▶ _What to work on_:
Pictures aside, quote the whole listing exactly.

###

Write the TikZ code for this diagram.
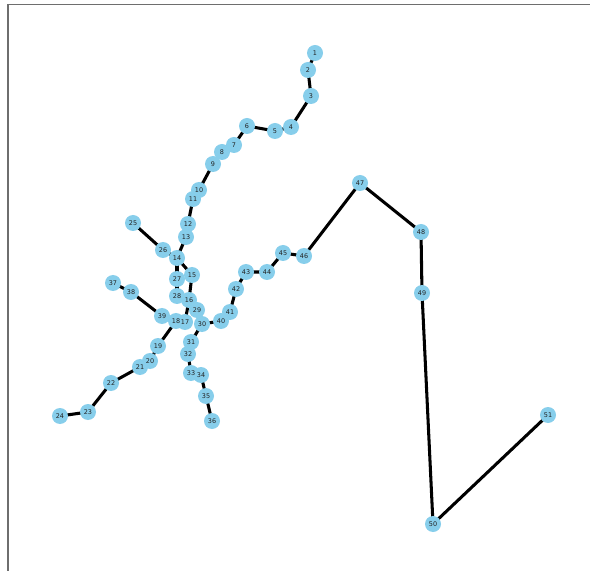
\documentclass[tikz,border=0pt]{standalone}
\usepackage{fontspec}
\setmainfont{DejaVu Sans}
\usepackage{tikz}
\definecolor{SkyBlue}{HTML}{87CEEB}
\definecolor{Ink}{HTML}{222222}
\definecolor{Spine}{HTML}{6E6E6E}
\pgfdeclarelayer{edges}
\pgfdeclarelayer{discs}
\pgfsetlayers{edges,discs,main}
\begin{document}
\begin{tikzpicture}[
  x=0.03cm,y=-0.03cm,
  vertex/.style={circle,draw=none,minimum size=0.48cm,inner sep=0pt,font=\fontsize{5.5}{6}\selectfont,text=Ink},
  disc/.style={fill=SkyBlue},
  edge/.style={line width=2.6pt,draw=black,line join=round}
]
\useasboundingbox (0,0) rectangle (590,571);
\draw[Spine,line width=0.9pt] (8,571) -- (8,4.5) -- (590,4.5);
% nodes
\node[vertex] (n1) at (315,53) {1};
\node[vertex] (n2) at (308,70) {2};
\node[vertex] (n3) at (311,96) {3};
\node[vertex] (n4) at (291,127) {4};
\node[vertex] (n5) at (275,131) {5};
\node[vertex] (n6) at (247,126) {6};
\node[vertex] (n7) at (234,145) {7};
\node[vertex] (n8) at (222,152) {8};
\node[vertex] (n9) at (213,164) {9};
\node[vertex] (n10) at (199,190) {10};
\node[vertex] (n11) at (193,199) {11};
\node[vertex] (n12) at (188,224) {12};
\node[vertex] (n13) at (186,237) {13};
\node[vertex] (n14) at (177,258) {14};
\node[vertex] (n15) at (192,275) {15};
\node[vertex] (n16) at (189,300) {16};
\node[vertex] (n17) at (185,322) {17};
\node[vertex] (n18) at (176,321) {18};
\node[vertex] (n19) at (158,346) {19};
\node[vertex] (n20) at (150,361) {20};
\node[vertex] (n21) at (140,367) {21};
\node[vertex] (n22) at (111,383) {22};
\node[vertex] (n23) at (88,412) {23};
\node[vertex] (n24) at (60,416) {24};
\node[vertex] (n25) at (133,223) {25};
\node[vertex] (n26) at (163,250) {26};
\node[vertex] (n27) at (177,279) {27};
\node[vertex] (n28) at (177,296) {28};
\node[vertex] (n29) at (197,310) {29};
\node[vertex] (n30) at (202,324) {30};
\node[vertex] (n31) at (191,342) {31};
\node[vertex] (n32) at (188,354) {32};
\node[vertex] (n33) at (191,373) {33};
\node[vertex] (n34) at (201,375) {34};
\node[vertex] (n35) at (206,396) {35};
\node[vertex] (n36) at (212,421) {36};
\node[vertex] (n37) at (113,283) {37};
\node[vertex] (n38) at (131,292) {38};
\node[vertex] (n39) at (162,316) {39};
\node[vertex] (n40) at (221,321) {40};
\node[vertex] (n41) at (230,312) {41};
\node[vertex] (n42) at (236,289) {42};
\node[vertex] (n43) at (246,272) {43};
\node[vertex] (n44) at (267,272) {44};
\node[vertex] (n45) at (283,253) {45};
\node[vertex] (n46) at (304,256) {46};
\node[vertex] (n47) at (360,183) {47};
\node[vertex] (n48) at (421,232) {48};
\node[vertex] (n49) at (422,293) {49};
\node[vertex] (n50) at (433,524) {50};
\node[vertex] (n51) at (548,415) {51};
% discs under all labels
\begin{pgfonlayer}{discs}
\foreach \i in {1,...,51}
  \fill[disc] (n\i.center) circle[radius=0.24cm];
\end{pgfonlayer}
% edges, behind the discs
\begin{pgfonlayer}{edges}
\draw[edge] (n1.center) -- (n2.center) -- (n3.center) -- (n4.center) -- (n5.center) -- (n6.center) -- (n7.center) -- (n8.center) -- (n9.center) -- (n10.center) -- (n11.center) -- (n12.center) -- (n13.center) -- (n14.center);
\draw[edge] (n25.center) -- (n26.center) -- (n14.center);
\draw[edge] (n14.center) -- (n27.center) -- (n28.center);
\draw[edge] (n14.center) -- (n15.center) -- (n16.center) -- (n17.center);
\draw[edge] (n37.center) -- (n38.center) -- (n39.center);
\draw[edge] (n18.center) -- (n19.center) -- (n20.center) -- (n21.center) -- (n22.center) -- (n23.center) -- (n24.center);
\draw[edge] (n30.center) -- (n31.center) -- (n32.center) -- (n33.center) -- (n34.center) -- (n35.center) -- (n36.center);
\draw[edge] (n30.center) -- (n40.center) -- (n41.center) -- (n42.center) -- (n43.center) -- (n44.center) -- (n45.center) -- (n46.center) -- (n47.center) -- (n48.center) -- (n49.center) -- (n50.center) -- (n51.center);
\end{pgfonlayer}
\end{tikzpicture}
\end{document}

###

▶ _Completed exercise_:
Write the TikZ code for this diagram.
\documentclass[tikz,border=0pt]{standalone}
\usepackage{fontspec}
\setmainfont{DejaVu Sans}
\usepackage{tikz}
\definecolor{SkyBlue}{HTML}{87CEEB}
\definecolor{Ink}{HTML}{222222}
\definecolor{Spine}{HTML}{6E6E6E}
\pgfdeclarelayer{edges}
\pgfdeclarelayer{discs}
\pgfsetlayers{edges,discs,main}
\begin{document}
\begin{tikzpicture}[
  x=0.03cm,y=-0.03cm,
  vertex/.style={circle,draw=none,minimum size=0.48cm,inner sep=0pt,font=\fontsize{5.5}{6}\selectfont,text=Ink},
  disc/.style={fill=SkyBlue},
  edge/.style={line width=2.6pt,draw=black,line join=round}
]
\useasboundingbox (0,0) rectangle (590,571);
\draw[Spine,line width=0.9pt] (8,571) -- (8,4.5) -- (590,4.5);
% nodes
\node[vertex] (n1) at (315,53) {1};
\node[vertex] (n2) at (308,70) {2};
\node[vertex] (n3) at (311,96) {3};
\node[vertex] (n4) at (291,127) {4};
\node[vertex] (n5) at (275,131) {5};
\node[vertex] (n6) at (247,126) {6};
\node[vertex] (n7) at (234,145) {7};
\node[vertex] (n8) at (222,152) {8};
\node[vertex] (n9) at (213,164) {9};
\node[vertex] (n10) at (199,190) {10};
\node[vertex] (n11) at (193,199) {11};
\node[vertex] (n12) at (188,224) {12};
\node[vertex] (n13) at (186,237) {13};
\node[vertex] (n14) at (177,258) {14};
\node[vertex] (n15) at (192,275) {15};
\node[vertex] (n16) at (189,300) {16};
\node[vertex] (n17) at (185,322) {17};
\node[vertex] (n18) at (176,321) {18};
\node[vertex] (n19) at (158,346) {19};
\node[vertex] (n20) at (150,361) {20};
\node[vertex] (n21) at (140,367) {21};
\node[vertex] (n22) at (111,383) {22};
\node[vertex] (n23) at (88,412) {23};
\node[vertex] (n24) at (60,416) {24};
\node[vertex] (n25) at (133,223) {25};
\node[vertex] (n26) at (163,250) {26};
\node[vertex] (n27) at (177,279) {27};
\node[vertex] (n28) at (177,296) {28};
\node[vertex] (n29) at (197,310) {29};
\node[vertex] (n30) at (202,324) {30};
\node[vertex] (n31) at (191,342) {31};
\node[vertex] (n32) at (188,354) {32};
\node[vertex] (n33) at (191,373) {33};
\node[vertex] (n34) at (201,375) {34};
\node[vertex] (n35) at (206,396) {35};
\node[vertex] (n36) at (212,421) {36};
\node[vertex] (n37) at (113,283) {37};
\node[vertex] (n38) at (131,292) {38};
\node[vertex] (n39) at (162,316) {39};
\node[vertex] (n40) at (221,321) {40};
\node[vertex] (n41) at (230,312) {41};
\node[vertex] (n42) at (236,289) {42};
\node[vertex] (n43) at (246,272) {43};
\node[vertex] (n44) at (267,272) {44};
\node[vertex] (n45) at (283,253) {45};
\node[vertex] (n46) at (304,256) {46};
\node[vertex] (n47) at (360,183) {47};
\node[vertex] (n48) at (421,232) {48};
\node[vertex] (n49) at (422,293) {49};
\node[vertex] (n50) at (433,524) {50};
\node[vertex] (n51) at (548,415) {51};
% discs under all labels
\begin{pgfonlayer}{discs}
\foreach \i in {1,...,51}
  \fill[disc] (n\i.center) circle[radius=0.24cm];
\end{pgfonlayer}
% edges, behind the discs
\begin{pgfonlayer}{edges}
\draw[edge] (n1.center) -- (n2.center) -- (n3.center) -- (n4.center) -- (n5.center) -- (n6.center) -- (n7.center) -- (n8.center) -- (n9.center) -- (n10.center) -- (n11.center) -- (n12.center) -- (n13.center) -- (n14.center);
\draw[edge] (n25.center) -- (n26.center) -- (n14.center);
\draw[edge] (n14.center) -- (n27.center) -- (n28.center);
\draw[edge] (n14.center) -- (n15.center) -- (n16.center) -- (n17.center);
\draw[edge] (n37.center) -- (n38.center) -- (n39.center);
\draw[edge] (n18.center) -- (n19.center) -- (n20.center) -- (n21.center) -- (n22.center) -- (n23.center) -- (n24.center);
\draw[edge] (n30.center) -- (n31.center) -- (n32.center) -- (n33.center) -- (n34.center) -- (n35.center) -- (n36.center);
\draw[edge] (n30.center) -- (n40.center) -- (n41.center) -- (n42.center) -- (n43.center) -- (n44.center) -- (n45.center) -- (n46.center) -- (n47.center) -- (n48.center) -- (n49.center) -- (n50.center) -- (n51.center);
\end{pgfonlayer}
\end{tikzpicture}
\end{document}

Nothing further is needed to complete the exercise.